_DATA SEGMENT:_
>>>
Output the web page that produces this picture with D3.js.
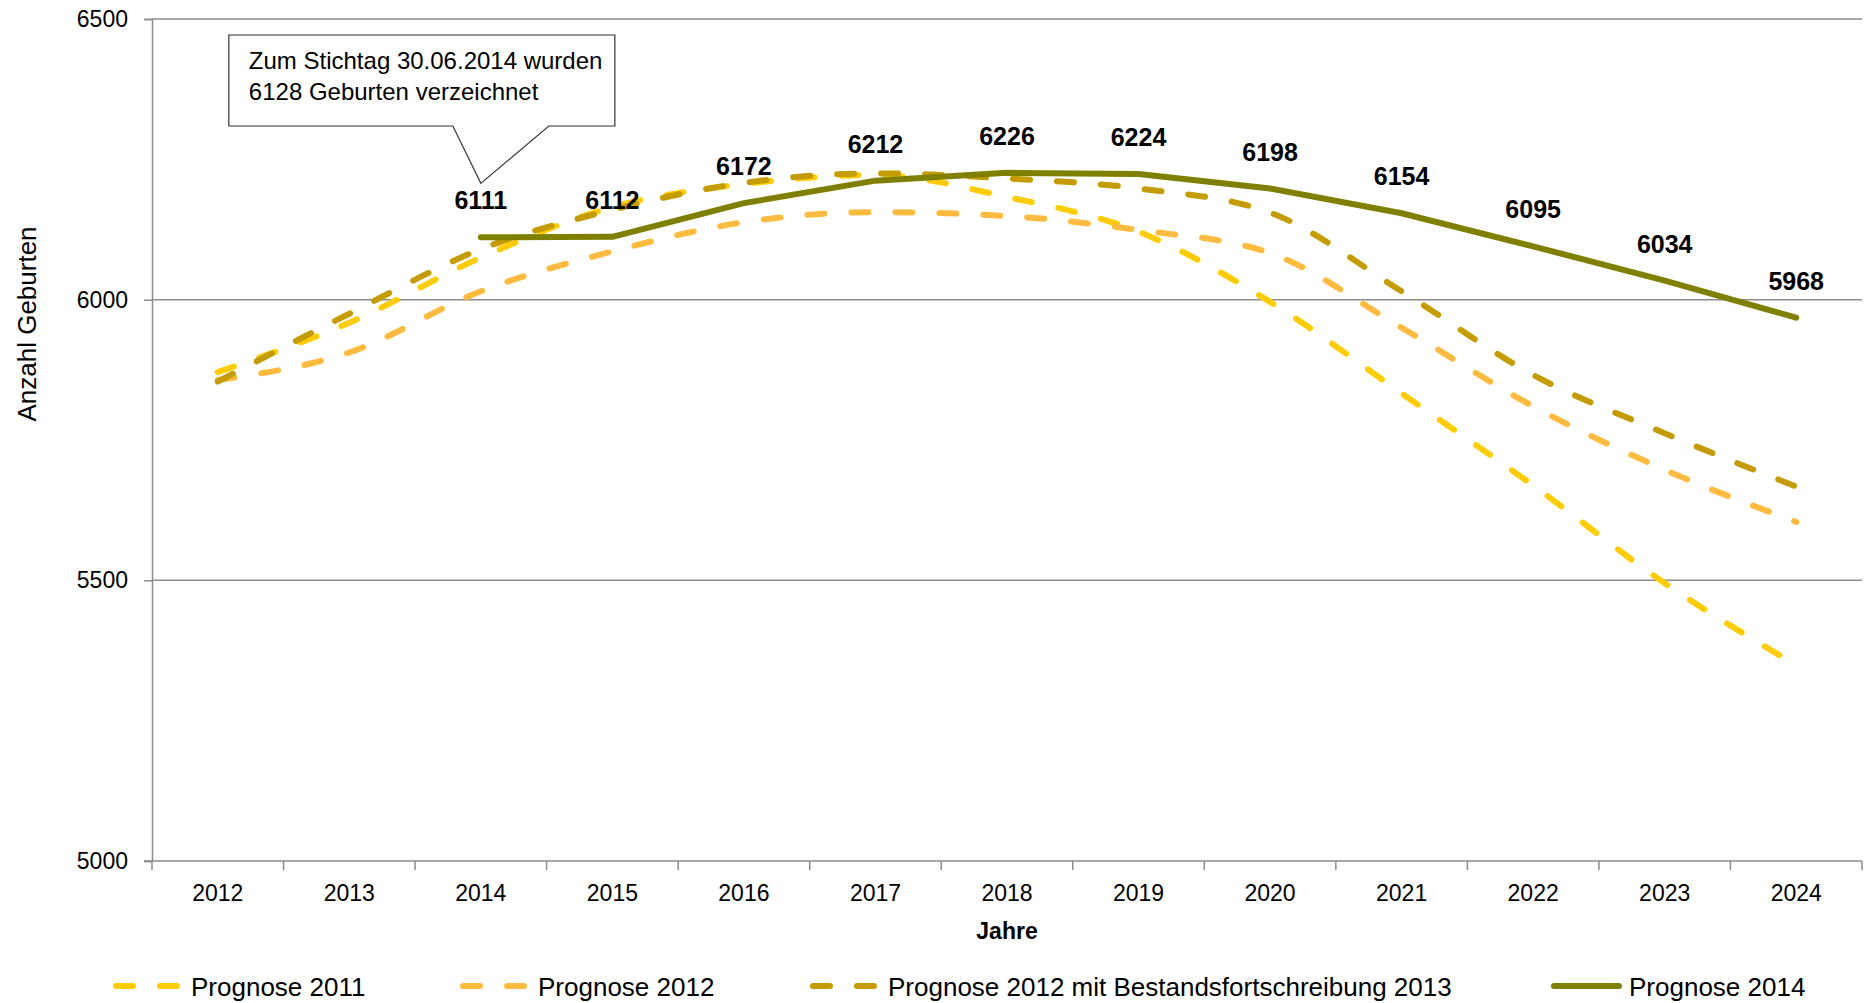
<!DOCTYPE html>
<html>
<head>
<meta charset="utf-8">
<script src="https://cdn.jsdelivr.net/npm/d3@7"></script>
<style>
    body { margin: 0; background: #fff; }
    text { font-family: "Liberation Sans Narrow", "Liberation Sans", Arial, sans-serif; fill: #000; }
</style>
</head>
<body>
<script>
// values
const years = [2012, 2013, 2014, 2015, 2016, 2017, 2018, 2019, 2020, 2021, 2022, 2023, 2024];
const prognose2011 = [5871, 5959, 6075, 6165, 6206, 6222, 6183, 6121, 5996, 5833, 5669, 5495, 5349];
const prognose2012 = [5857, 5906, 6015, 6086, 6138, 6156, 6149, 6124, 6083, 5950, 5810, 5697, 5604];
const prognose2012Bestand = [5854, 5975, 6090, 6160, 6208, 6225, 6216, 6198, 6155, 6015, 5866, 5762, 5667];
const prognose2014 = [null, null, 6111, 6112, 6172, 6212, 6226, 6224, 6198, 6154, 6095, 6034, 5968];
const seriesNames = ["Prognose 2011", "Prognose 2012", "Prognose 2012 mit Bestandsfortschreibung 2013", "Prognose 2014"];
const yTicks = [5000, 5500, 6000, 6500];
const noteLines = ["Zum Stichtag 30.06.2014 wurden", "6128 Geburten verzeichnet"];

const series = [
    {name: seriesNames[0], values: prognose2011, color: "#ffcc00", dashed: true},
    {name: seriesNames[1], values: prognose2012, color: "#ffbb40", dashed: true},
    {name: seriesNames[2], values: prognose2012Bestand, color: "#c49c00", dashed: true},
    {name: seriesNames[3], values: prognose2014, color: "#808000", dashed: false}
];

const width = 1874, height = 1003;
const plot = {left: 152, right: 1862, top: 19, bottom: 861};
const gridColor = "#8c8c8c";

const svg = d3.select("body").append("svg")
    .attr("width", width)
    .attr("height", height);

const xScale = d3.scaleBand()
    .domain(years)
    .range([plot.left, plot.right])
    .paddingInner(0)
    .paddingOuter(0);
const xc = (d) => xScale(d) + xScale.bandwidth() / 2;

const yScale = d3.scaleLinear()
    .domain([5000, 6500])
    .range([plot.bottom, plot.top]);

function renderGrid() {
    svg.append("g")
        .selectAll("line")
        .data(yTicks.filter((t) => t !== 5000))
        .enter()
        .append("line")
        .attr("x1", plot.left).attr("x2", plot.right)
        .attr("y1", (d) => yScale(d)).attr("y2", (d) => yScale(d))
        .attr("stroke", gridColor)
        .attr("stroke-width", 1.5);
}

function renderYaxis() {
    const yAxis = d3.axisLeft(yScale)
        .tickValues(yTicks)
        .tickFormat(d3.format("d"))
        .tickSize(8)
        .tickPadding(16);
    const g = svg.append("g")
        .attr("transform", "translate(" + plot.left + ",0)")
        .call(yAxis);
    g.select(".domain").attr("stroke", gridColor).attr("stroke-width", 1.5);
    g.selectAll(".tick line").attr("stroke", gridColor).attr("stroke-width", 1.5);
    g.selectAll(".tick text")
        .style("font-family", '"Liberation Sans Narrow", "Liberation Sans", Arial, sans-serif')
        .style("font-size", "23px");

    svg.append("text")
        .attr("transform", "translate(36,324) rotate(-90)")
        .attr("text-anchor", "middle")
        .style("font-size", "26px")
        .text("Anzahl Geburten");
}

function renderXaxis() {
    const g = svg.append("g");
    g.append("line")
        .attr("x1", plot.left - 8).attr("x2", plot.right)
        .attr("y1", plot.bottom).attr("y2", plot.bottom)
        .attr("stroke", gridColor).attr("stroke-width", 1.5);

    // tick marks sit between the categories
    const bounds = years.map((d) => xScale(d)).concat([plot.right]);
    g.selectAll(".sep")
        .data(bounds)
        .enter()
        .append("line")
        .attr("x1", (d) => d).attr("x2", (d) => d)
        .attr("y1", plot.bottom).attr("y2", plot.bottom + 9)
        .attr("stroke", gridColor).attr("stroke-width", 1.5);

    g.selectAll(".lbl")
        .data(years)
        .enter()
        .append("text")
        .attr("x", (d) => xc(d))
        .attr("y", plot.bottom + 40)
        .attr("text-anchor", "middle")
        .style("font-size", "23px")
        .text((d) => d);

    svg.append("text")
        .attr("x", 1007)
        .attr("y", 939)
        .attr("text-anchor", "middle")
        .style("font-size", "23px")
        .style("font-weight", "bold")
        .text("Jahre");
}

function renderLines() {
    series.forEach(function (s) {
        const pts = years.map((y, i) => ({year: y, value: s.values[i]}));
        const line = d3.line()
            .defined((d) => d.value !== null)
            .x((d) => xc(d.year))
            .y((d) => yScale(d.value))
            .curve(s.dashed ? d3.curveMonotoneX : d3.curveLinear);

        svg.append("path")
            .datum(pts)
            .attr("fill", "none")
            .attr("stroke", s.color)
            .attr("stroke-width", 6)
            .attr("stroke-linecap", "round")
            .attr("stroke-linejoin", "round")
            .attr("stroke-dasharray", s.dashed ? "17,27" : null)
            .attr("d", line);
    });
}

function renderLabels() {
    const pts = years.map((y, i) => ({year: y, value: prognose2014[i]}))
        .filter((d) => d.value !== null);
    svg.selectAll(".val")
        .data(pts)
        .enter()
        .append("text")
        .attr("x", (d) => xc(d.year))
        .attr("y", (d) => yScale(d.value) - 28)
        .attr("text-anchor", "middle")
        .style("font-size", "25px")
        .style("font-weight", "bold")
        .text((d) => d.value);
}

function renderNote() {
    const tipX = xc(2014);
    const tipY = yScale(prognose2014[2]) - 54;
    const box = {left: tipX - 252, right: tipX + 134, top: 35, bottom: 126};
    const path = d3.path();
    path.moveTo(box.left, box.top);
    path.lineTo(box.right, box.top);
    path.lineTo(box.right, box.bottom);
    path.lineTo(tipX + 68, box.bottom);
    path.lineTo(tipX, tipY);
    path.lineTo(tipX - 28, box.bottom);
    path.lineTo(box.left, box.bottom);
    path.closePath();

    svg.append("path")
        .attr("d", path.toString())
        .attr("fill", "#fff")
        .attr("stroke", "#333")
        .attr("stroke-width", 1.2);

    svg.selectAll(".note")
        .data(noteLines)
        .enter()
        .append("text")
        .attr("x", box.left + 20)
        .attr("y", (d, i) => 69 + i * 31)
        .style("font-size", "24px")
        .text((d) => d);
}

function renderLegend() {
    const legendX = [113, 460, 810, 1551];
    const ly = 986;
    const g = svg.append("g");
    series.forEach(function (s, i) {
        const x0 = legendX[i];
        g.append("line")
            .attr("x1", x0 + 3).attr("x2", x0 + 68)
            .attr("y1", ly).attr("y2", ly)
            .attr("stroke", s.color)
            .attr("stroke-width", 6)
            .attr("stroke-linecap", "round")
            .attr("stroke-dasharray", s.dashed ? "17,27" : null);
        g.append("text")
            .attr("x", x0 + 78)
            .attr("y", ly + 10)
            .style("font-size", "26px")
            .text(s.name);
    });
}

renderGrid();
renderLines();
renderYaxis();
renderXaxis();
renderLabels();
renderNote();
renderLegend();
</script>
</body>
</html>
<<<
_GOAL OF THE EXERCISE:_ Reproduce the material above in full and without alteration, but skip all pictures.

_ANSWER FOR THE TASK:_
Output the web page that produces this picture with D3.js.
<!DOCTYPE html>
<html>
<head>
<meta charset="utf-8">
<script src="https://cdn.jsdelivr.net/npm/d3@7"></script>
<style>
    body { margin: 0; background: #fff; }
    text { font-family: "Liberation Sans Narrow", "Liberation Sans", Arial, sans-serif; fill: #000; }
</style>
</head>
<body>
<script>
// values
const years = [2012, 2013, 2014, 2015, 2016, 2017, 2018, 2019, 2020, 2021, 2022, 2023, 2024];
const prognose2011 = [5871, 5959, 6075, 6165, 6206, 6222, 6183, 6121, 5996, 5833, 5669, 5495, 5349];
const prognose2012 = [5857, 5906, 6015, 6086, 6138, 6156, 6149, 6124, 6083, 5950, 5810, 5697, 5604];
const prognose2012Bestand = [5854, 5975, 6090, 6160, 6208, 6225, 6216, 6198, 6155, 6015, 5866, 5762, 5667];
const prognose2014 = [null, null, 6111, 6112, 6172, 6212, 6226, 6224, 6198, 6154, 6095, 6034, 5968];
const seriesNames = ["Prognose 2011", "Prognose 2012", "Prognose 2012 mit Bestandsfortschreibung 2013", "Prognose 2014"];
const yTicks = [5000, 5500, 6000, 6500];
const noteLines = ["Zum Stichtag 30.06.2014 wurden", "6128 Geburten verzeichnet"];

const series = [
    {name: seriesNames[0], values: prognose2011, color: "#ffcc00", dashed: true},
    {name: seriesNames[1], values: prognose2012, color: "#ffbb40", dashed: true},
    {name: seriesNames[2], values: prognose2012Bestand, color: "#c49c00", dashed: true},
    {name: seriesNames[3], values: prognose2014, color: "#808000", dashed: false}
];

const width = 1874, height = 1003;
const plot = {left: 152, right: 1862, top: 19, bottom: 861};
const gridColor = "#8c8c8c";

const svg = d3.select("body").append("svg")
    .attr("width", width)
    .attr("height", height);

const xScale = d3.scaleBand()
    .domain(years)
    .range([plot.left, plot.right])
    .paddingInner(0)
    .paddingOuter(0);
const xc = (d) => xScale(d) + xScale.bandwidth() / 2;

const yScale = d3.scaleLinear()
    .domain([5000, 6500])
    .range([plot.bottom, plot.top]);

function renderGrid() {
    svg.append("g")
        .selectAll("line")
        .data(yTicks.filter((t) => t !== 5000))
        .enter()
        .append("line")
        .attr("x1", plot.left).attr("x2", plot.right)
        .attr("y1", (d) => yScale(d)).attr("y2", (d) => yScale(d))
        .attr("stroke", gridColor)
        .attr("stroke-width", 1.5);
}

function renderYaxis() {
    const yAxis = d3.axisLeft(yScale)
        .tickValues(yTicks)
        .tickFormat(d3.format("d"))
        .tickSize(8)
        .tickPadding(16);
    const g = svg.append("g")
        .attr("transform", "translate(" + plot.left + ",0)")
        .call(yAxis);
    g.select(".domain").attr("stroke", gridColor).attr("stroke-width", 1.5);
    g.selectAll(".tick line").attr("stroke", gridColor).attr("stroke-width", 1.5);
    g.selectAll(".tick text")
        .style("font-family", '"Liberation Sans Narrow", "Liberation Sans", Arial, sans-serif')
        .style("font-size", "23px");

    svg.append("text")
        .attr("transform", "translate(36,324) rotate(-90)")
        .attr("text-anchor", "middle")
        .style("font-size", "26px")
        .text("Anzahl Geburten");
}

function renderXaxis() {
    const g = svg.append("g");
    g.append("line")
        .attr("x1", plot.left - 8).attr("x2", plot.right)
        .attr("y1", plot.bottom).attr("y2", plot.bottom)
        .attr("stroke", gridColor).attr("stroke-width", 1.5);

    // tick marks sit between the categories
    const bounds = years.map((d) => xScale(d)).concat([plot.right]);
    g.selectAll(".sep")
        .data(bounds)
        .enter()
        .append("line")
        .attr("x1", (d) => d).attr("x2", (d) => d)
        .attr("y1", plot.bottom).attr("y2", plot.bottom + 9)
        .attr("stroke", gridColor).attr("stroke-width", 1.5);

    g.selectAll(".lbl")
        .data(years)
        .enter()
        .append("text")
        .attr("x", (d) => xc(d))
        .attr("y", plot.bottom + 40)
        .attr("text-anchor", "middle")
        .style("font-size", "23px")
        .text((d) => d);

    svg.append("text")
        .attr("x", 1007)
        .attr("y", 939)
        .attr("text-anchor", "middle")
        .style("font-size", "23px")
        .style("font-weight", "bold")
        .text("Jahre");
}

function renderLines() {
    series.forEach(function (s) {
        const pts = years.map((y, i) => ({year: y, value: s.values[i]}));
        const line = d3.line()
            .defined((d) => d.value !== null)
            .x((d) => xc(d.year))
            .y((d) => yScale(d.value))
            .curve(s.dashed ? d3.curveMonotoneX : d3.curveLinear);

        svg.append("path")
            .datum(pts)
            .attr("fill", "none")
            .attr("stroke", s.color)
            .attr("stroke-width", 6)
            .attr("stroke-linecap", "round")
            .attr("stroke-linejoin", "round")
            .attr("stroke-dasharray", s.dashed ? "17,27" : null)
            .attr("d", line);
    });
}

function renderLabels() {
    const pts = years.map((y, i) => ({year: y, value: prognose2014[i]}))
        .filter((d) => d.value !== null);
    svg.selectAll(".val")
        .data(pts)
        .enter()
        .append("text")
        .attr("x", (d) => xc(d.year))
        .attr("y", (d) => yScale(d.value) - 28)
        .attr("text-anchor", "middle")
        .style("font-size", "25px")
        .style("font-weight", "bold")
        .text((d) => d.value);
}

function renderNote() {
    const tipX = xc(2014);
    const tipY = yScale(prognose2014[2]) - 54;
    const box = {left: tipX - 252, right: tipX + 134, top: 35, bottom: 126};
    const path = d3.path();
    path.moveTo(box.left, box.top);
    path.lineTo(box.right, box.top);
    path.lineTo(box.right, box.bottom);
    path.lineTo(tipX + 68, box.bottom);
    path.lineTo(tipX, tipY);
    path.lineTo(tipX - 28, box.bottom);
    path.lineTo(box.left, box.bottom);
    path.closePath();

    svg.append("path")
        .attr("d", path.toString())
        .attr("fill", "#fff")
        .attr("stroke", "#333")
        .attr("stroke-width", 1.2);

    svg.selectAll(".note")
        .data(noteLines)
        .enter()
        .append("text")
        .attr("x", box.left + 20)
        .attr("y", (d, i) => 69 + i * 31)
        .style("font-size", "24px")
        .text((d) => d);
}

function renderLegend() {
    const legendX = [113, 460, 810, 1551];
    const ly = 986;
    const g = svg.append("g");
    series.forEach(function (s, i) {
        const x0 = legendX[i];
        g.append("line")
            .attr("x1", x0 + 3).attr("x2", x0 + 68)
            .attr("y1", ly).attr("y2", ly)
            .attr("stroke", s.color)
            .attr("stroke-width", 6)
            .attr("stroke-linecap", "round")
            .attr("stroke-dasharray", s.dashed ? "17,27" : null);
        g.append("text")
            .attr("x", x0 + 78)
            .attr("y", ly + 10)
            .style("font-size", "26px")
            .text(s.name);
    });
}

renderGrid();
renderLines();
renderYaxis();
renderXaxis();
renderLabels();
renderNote();
renderLegend();
</script>
</body>
</html>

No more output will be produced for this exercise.